Butternut and Italian Tomato Lasagne with Goat’s Cheese


I am a serious carnivore. The kind that posts funny jokes like “If god didn’t want us to eat animals, why did he make them out of meat?” on my facebook wall, and chuckles every time I see them. And what’s worse is that I am the type of meat-eater that vegetarians despise: I like my meat clean, trimmed of excess everything, preferably vacuumed packed and neatly displayed on a sparkling clean counter. In other words, I don’t like my meat to in any way resemble the actual animal that it came from. And bones creep me out. Thankfully this day and age means that people like me don’t have to pluck their own chickens, which leaves me free to eat meat with every meal. As such, there are not many vegetarian meals that have made it into the hallowed Recipe Book of Favourites. This is one of the exceptions. This is, in fact, the first vegetarian meal I ever made, and one of my closest friends, who has a pathological hatred for tomatoes, has even asked me for this recipe. That said, I know that some of you will remain sceptical, so for you I have added a delicious meaty twist: chorizo. You can never go wrong with chorizo.

Butternut and Italian Tomato Lasagne with Goat’s Cheese

– no idea where this came from originally, sorry
500g butternut (or pumpkin), peeled and chopped into medium-sized cubes
2 X 400g tins of Italian/regular tomatoes
2 cloves garlic, crushed
1/2 tsp dried origanum
1/2 tsp dried parsley
3 tblsp brown sugar  
salt & pepper
lasagne sheets
3 cups bechamel sauce
   – 2.5/3 cups milk
   – 2 tblsp butter
   – 3 tblsp flour 
   – 1/2 tsp Dijon mustard
1 log of soft goat’s cheese
* optional: 250g chorizo, sliced
– serves approx. 6

Add the butternut, tinned tomatoes, garlic, herbs and sugar to a large pot, and bring to the boil. Reduce the heat to low and simmer (with the lid on) until the butternut is soft, about 30min, stirring occasionally. If you are adding chorizo, add the chorizo slices about halfway through. Once the butternut is soft, check the seasoning. The sugar was added to balance out the tomatoes; tinned tomatoes are very acidic and sugar is almost always needed to balance the acidity. Some tinned tomatoes are more acidic than others, so taste the filling and add more sugar (1/2 tblsp at a time) as needed. Season with salt and pepper. If the filling is looking quite dry, add 1/2 cup of water and mix through. How dry the filling is will depend on how ‘thirsty’ the butternut is, and again, this varies.

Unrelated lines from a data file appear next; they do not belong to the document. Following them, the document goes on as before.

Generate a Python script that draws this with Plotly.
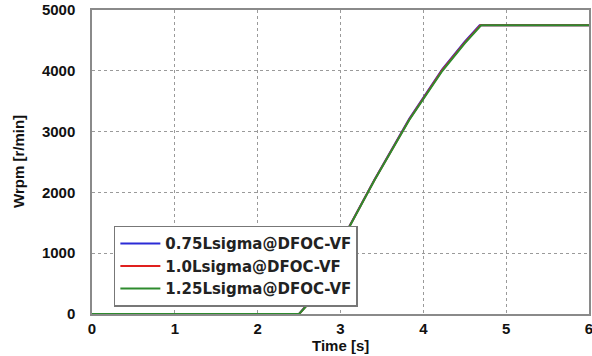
import plotly.graph_objects as go

t_blue = [0, 2.5, 2.6, 3.0, 3.41, 3.83, 4.23, 4.5, 4.68, 6]
w_blue = [0, 0, 160, 1160, 2210, 3210, 4030, 4480, 4750, 4750]
t_red = [0, 2.5, 2.6, 3.0, 3.41, 3.83, 4.23, 4.5, 4.69, 6]
w_red = [0, 0, 155, 1155, 2205, 3200, 4015, 4465, 4750, 4750]
t_green = [0, 2.5, 2.6, 3.0, 3.41, 3.83, 4.23, 4.5, 4.70, 6]
w_green = [0, 0, 150, 1150, 2200, 3190, 4000, 4450, 4750, 4750]

names = ["0.75Lsigma@DFOC-VF", "1.0Lsigma@DFOC-VF", "1.25Lsigma@DFOC-VF"]
colors = ["#2b2bd6", "#e0201e", "#2e8b2e"]
x_title = "Time [s]"
y_title = "Wrpm [r/min]"

FONT = "Liberation Sans, Arial, sans-serif"
LEG_FONT = "DejaVu Sans, sans-serif"

fig = go.Figure()
for t, w, n, c in zip([t_blue, t_red, t_green], [w_blue, w_red, w_green], names, colors):
    fig.add_trace(go.Scatter(x=t, y=w, mode="lines", name="<b>" + n + "</b>",
                             line=dict(color=c, width=2)))

axis_common = dict(
    showgrid=True, gridcolor="#9a9a9a", griddash="dot", gridwidth=1,
    zeroline=False, showline=True, linecolor="#8a8a8a", linewidth=1.5, mirror=True,
    ticks="", automargin=False, ticklabeloverflow="allow",
    tickfont=dict(family=FONT, size=15, color="#111"),
    tickprefix="<b>", ticksuffix="</b>",
)

fig.update_layout(
    width=592, height=356,
    margin=dict(l=92, r=3, t=10, b=42),
    paper_bgcolor="white", plot_bgcolor="white",
    showlegend=True,
    legend=dict(x=0.044, y=0.29, xanchor="left", yanchor="top",
                bordercolor="#777", borderwidth=1.5, bgcolor="white",
                font=dict(family=LEG_FONT, size=15, color="#222"),
                traceorder="normal", tracegroupgap=0, itemwidth=40),
    xaxis=dict(range=[0, 6], dtick=1, ticklabelstandoff=0, **axis_common),
    yaxis=dict(range=[0, 5000], dtick=1000, ticklabelstandoff=12, **axis_common),
    annotations=[
        dict(text="<b>" + x_title + "</b>", xref="paper", yref="paper",
             x=0.5, y=0, yshift=-31, xanchor="center", yanchor="middle",
             showarrow=False, font=dict(family=FONT, size=15, color="#111")),
        dict(text="<b>" + y_title + "</b>", xref="paper", yref="paper",
             x=0, y=0.5, xshift=-74, xanchor="center", yanchor="middle",
             textangle=-90,
             showarrow=False, font=dict(family=FONT, size=15, color="#111")),
    ],
)

fig.write_html("out.html", config={"displayModeBar": False},
               post_script="document.body.style.margin='0px';document.body.style.padding='0px';")
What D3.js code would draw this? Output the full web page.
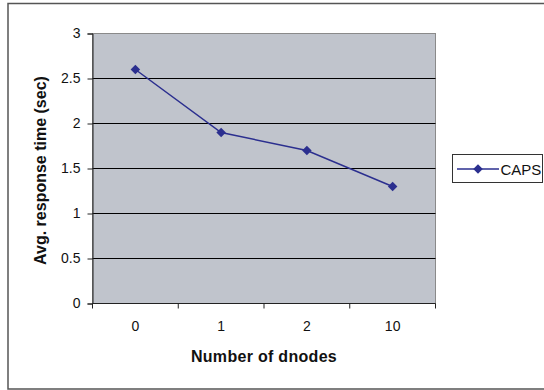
<!DOCTYPE html>
<html>
<head>
<meta charset="utf-8">
<script src="https://cdn.jsdelivr.net/npm/d3@7"></script>
<style>
  html, body { margin: 0; padding: 0; background: #fff; }
  svg { display: block; }
  text { font-family: "Liberation Sans", Arial, sans-serif; fill: #111; }
</style>
</head>
<body>
<svg id="chart" width="544" height="390"></svg>
<script>
// Average response time per number of dnodes
const categories = ["0", "1", "2", "10"];
const capsValues = [2.6, 1.9, 1.7, 1.3];
const yTicks = [0, 0.5, 1, 1.5, 2, 2.5, 3];
const seriesName = "CAPS";
const xTitle = "Number of dnodes";
const yTitle = "Avg. response time (sec)";

const svg = d3.select("#chart");
const plot = { left: 92.5, right: 435.5, top: 33.5, bottom: 303.5 };
const lineColor = "#2b2f8f";
const fontFamily = '"Liberation Sans", Arial, sans-serif';

// outer chart frame (runs past the right edge)
svg.append("rect")
  .attr("x", 8).attr("y", 3.5)
  .attr("width", 560).attr("height", 385.5)
  .attr("fill", "#fff").attr("stroke", "#555").attr("stroke-width", 1.5);

const x = d3.scaleBand().domain(categories).range([plot.left, plot.right]).padding(0);
const y = d3.scaleLinear().domain([0, 3]).range([plot.bottom, plot.top]);

// plot area
svg.append("rect")
  .attr("x", plot.left).attr("y", plot.top)
  .attr("width", plot.right - plot.left).attr("height", plot.bottom - plot.top)
  .attr("fill", "#c0c4cc").attr("stroke", "#8a8a8a").attr("stroke-width", 1);

// horizontal gridlines
svg.append("g")
  .selectAll("line")
  .data(yTicks.filter(v => v > 0 && v < 3))
  .join("line")
  .attr("x1", plot.left).attr("x2", plot.right)
  .attr("y1", d => Math.round(y(d) - 0.5) + 0.5).attr("y2", d => Math.round(y(d) - 0.5) + 0.5)
  .attr("stroke", "#000").attr("stroke-width", 1);

// y axis
const yAxis = svg.append("g")
  .attr("transform", `translate(${plot.left},0)`)
  .call(d3.axisLeft(y).tickValues(yTicks).tickSize(5).tickPadding(7).tickFormat(d3.format("")));
yAxis.select(".domain").attr("stroke", "#222");
yAxis.selectAll(".tick line").attr("stroke", "#222");
yAxis.selectAll(".tick text")
  .attr("font-size", 14).attr("fill", "#111")
  .style("font-family", fontFamily);

// x axis: labels at band centres, ticks at band boundaries
const xAxis = svg.append("g")
  .attr("transform", `translate(0,${plot.bottom})`)
  .call(d3.axisBottom(x).tickSize(0).tickPadding(18));
xAxis.select(".domain").remove();
xAxis.selectAll(".tick text")
  .attr("font-size", 14).attr("fill", "#111")
  .style("font-family", fontFamily);

const bounds = categories.map(c => x(c)).concat([x(categories[categories.length - 1]) + x.bandwidth()]);
svg.append("line")
  .attr("x1", plot.left).attr("x2", plot.right)
  .attr("y1", plot.bottom).attr("y2", plot.bottom)
  .attr("stroke", "#222");
svg.append("g")
  .selectAll("line")
  .data(bounds)
  .join("line")
  .attr("x1", d => d).attr("x2", d => d)
  .attr("y1", plot.bottom).attr("y2", plot.bottom + 5)
  .attr("stroke", "#222");

// axis titles
svg.append("text")
  .attr("x", (plot.left + plot.right) / 2).attr("y", 362)
  .attr("text-anchor", "middle")
  .attr("font-size", 16).attr("font-weight", "bold")
  .attr("letter-spacing", 0.3)
  .text(xTitle);

svg.append("text")
  .attr("transform", `translate(45.5,${(plot.top + plot.bottom) / 2 + 2}) rotate(-90)`)
  .attr("text-anchor", "middle")
  .attr("font-size", 16).attr("font-weight", "bold")
  .text(yTitle);

// series line and diamond markers
const cx = d => x(d.cat) + x.bandwidth() / 2;
const pts = categories.map((c, i) => ({ cat: c, v: capsValues[i] }));
const marker = d3.symbol().type(d3.symbolSquare).size(45);

svg.append("path")
  .datum(pts)
  .attr("d", d3.line().x(cx).y(d => y(d.v)))
  .attr("fill", "none").attr("stroke", lineColor).attr("stroke-width", 1.5);

svg.append("g")
  .selectAll("path")
  .data(pts)
  .join("path")
  .attr("transform", d => `translate(${cx(d)},${y(d.v)}) rotate(45)`)
  .attr("d", marker)
  .attr("fill", lineColor);

// legend
const lg = svg.append("g");
lg.append("rect")
  .attr("x", 452.5).attr("y", 154.5).attr("width", 90).attr("height", 28)
  .attr("fill", "#fff").attr("stroke", "#333").attr("stroke-width", 1);
lg.append("line")
  .attr("x1", 457).attr("x2", 499).attr("y1", 169).attr("y2", 169)
  .attr("stroke", lineColor).attr("stroke-width", 1.5);
lg.append("path")
  .attr("transform", "translate(478,169) rotate(45)")
  .attr("d", marker)
  .attr("fill", lineColor);
lg.append("text")
  .attr("x", 500.5).attr("y", 174.5)
  .attr("font-size", 15)
  .text(seriesName);
</script>
</body>
</html>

Heat the oven to 180°C. Melt the butter in a large saucepan and remove from the heat. Stir in the flour – you should have a thick paste. Add a dash of the milk and mix it in. I recommend using a whisk for this, it works the best. Add progressively bigger dashes of milk (not very scientific measurements, I know), and keep whisking until you have a smooth consistency with no lumps. Then you can dump the rest of the milk in, add the mustard and generous amounts of salt and pepper, and give it a mix. Return the saucepan to the heat, and whisk continuously until the sauce boils. Let it boil for a few seconds (still whisking) and then remove from the heat.

Drizzle a bit of olive oil into the dish, and spread it around – I use a pyrex rectangular roasting dish, which is about 30x20cm.  This gives some moisture to the bottom pasta sheets. Now arrange the lasagne sheets is the most effective way to fill the bottom of the dish, but not overlap with each other. Kind of like doing a puzzle. Break the sheets if you need to.

Once you’ve got the bottom layer arranged, scoop about half the filling on top of the lasagne sheets. Spread it around so the filling is evenly distributed across the dish and there aren’t any obvious gaps. Use a soup ladle to ladle about one third of the bechamel sauce on top of the filling.

Add another layer of pasta sheets (don’t be afraid to squish it down a little so everything is nice and flat), the other half of the filling, and another third of the sauce. Then add a final layer of lasagne sheets to the top, and spoon the final third of sauce on top of the pasta, spreading it out evenly so that all the top pasta sheets are covered with sauce. They need the sauce to soften.

Bake in the oven for about 30min, until bubbling. Slice the log of goat’s cheese into thin rounds, and distribute across the lasagne. Turn the oven grill element on, and move the shelf up close to the element. Put the lasagne onto the adjusted shelf under the grill for about 5min, watching carefully the whole time! The goat’s cheese discs will brown quite suddenly, and you don’t want them to burn. Ta-dah! Your lasagne is done. Serve with fresh basil.